Take every line from the first down to the line with "const shiftX = s => s.length * LS / 2;" and set it down exactly, without the pictures.
* begin Given information *
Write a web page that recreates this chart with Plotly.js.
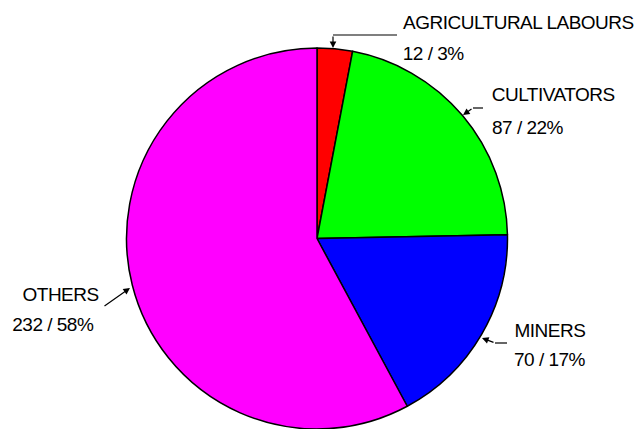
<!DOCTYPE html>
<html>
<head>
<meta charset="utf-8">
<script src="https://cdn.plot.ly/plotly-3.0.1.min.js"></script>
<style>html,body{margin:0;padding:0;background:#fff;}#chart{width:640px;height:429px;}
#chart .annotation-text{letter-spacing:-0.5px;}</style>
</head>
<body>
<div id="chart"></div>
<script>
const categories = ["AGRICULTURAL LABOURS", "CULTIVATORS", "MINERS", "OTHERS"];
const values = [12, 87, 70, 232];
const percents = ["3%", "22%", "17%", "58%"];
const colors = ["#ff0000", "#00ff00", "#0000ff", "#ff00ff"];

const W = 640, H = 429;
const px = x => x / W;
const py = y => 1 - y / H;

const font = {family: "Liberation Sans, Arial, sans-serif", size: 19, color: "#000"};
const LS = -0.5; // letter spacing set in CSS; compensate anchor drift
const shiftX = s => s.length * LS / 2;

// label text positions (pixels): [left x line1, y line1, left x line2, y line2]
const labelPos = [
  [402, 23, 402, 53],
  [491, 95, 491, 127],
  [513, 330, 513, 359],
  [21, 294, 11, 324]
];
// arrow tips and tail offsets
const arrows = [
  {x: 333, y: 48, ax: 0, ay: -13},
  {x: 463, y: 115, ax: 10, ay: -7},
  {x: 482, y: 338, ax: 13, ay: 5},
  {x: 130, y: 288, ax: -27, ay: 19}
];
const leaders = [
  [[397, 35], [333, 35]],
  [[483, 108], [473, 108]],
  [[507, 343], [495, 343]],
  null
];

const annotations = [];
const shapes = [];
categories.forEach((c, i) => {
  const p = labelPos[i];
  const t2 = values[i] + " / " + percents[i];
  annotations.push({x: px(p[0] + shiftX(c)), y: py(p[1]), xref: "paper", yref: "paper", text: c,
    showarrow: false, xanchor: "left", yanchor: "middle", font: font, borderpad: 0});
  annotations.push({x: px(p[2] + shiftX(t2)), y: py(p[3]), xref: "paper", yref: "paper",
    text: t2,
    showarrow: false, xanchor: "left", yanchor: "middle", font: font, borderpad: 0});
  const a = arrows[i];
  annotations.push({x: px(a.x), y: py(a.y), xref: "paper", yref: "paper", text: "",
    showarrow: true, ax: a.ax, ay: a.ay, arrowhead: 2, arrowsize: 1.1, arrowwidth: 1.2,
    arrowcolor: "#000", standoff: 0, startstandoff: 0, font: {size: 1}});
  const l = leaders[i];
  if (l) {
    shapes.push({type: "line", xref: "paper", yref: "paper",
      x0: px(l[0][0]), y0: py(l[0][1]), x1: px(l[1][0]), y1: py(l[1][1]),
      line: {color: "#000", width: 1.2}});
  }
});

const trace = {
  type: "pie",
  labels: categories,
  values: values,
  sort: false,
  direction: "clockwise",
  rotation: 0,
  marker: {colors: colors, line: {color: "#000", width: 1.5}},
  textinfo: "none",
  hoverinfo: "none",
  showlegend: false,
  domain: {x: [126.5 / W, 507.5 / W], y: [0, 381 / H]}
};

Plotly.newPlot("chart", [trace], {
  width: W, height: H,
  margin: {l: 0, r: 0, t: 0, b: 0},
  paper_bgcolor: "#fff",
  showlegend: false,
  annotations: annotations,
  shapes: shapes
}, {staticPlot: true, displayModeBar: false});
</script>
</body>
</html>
* end Given information *
■ Response to this task:
Write a web page that recreates this chart with Plotly.js.
<!DOCTYPE html>
<html>
<head>
<meta charset="utf-8">
<script src="https://cdn.plot.ly/plotly-3.0.1.min.js"></script>
<style>html,body{margin:0;padding:0;background:#fff;}#chart{width:640px;height:429px;}
#chart .annotation-text{letter-spacing:-0.5px;}</style>
</head>
<body>
<div id="chart"></div>
<script>
const categories = ["AGRICULTURAL LABOURS", "CULTIVATORS", "MINERS", "OTHERS"];
const values = [12, 87, 70, 232];
const percents = ["3%", "22%", "17%", "58%"];
const colors = ["#ff0000", "#00ff00", "#0000ff", "#ff00ff"];

const W = 640, H = 429;
const px = x => x / W;
const py = y => 1 - y / H;

const font = {family: "Liberation Sans, Arial, sans-serif", size: 19, color: "#000"};
const LS = -0.5; // letter spacing set in CSS; compensate anchor drift
const shiftX = s => s.length * LS / 2;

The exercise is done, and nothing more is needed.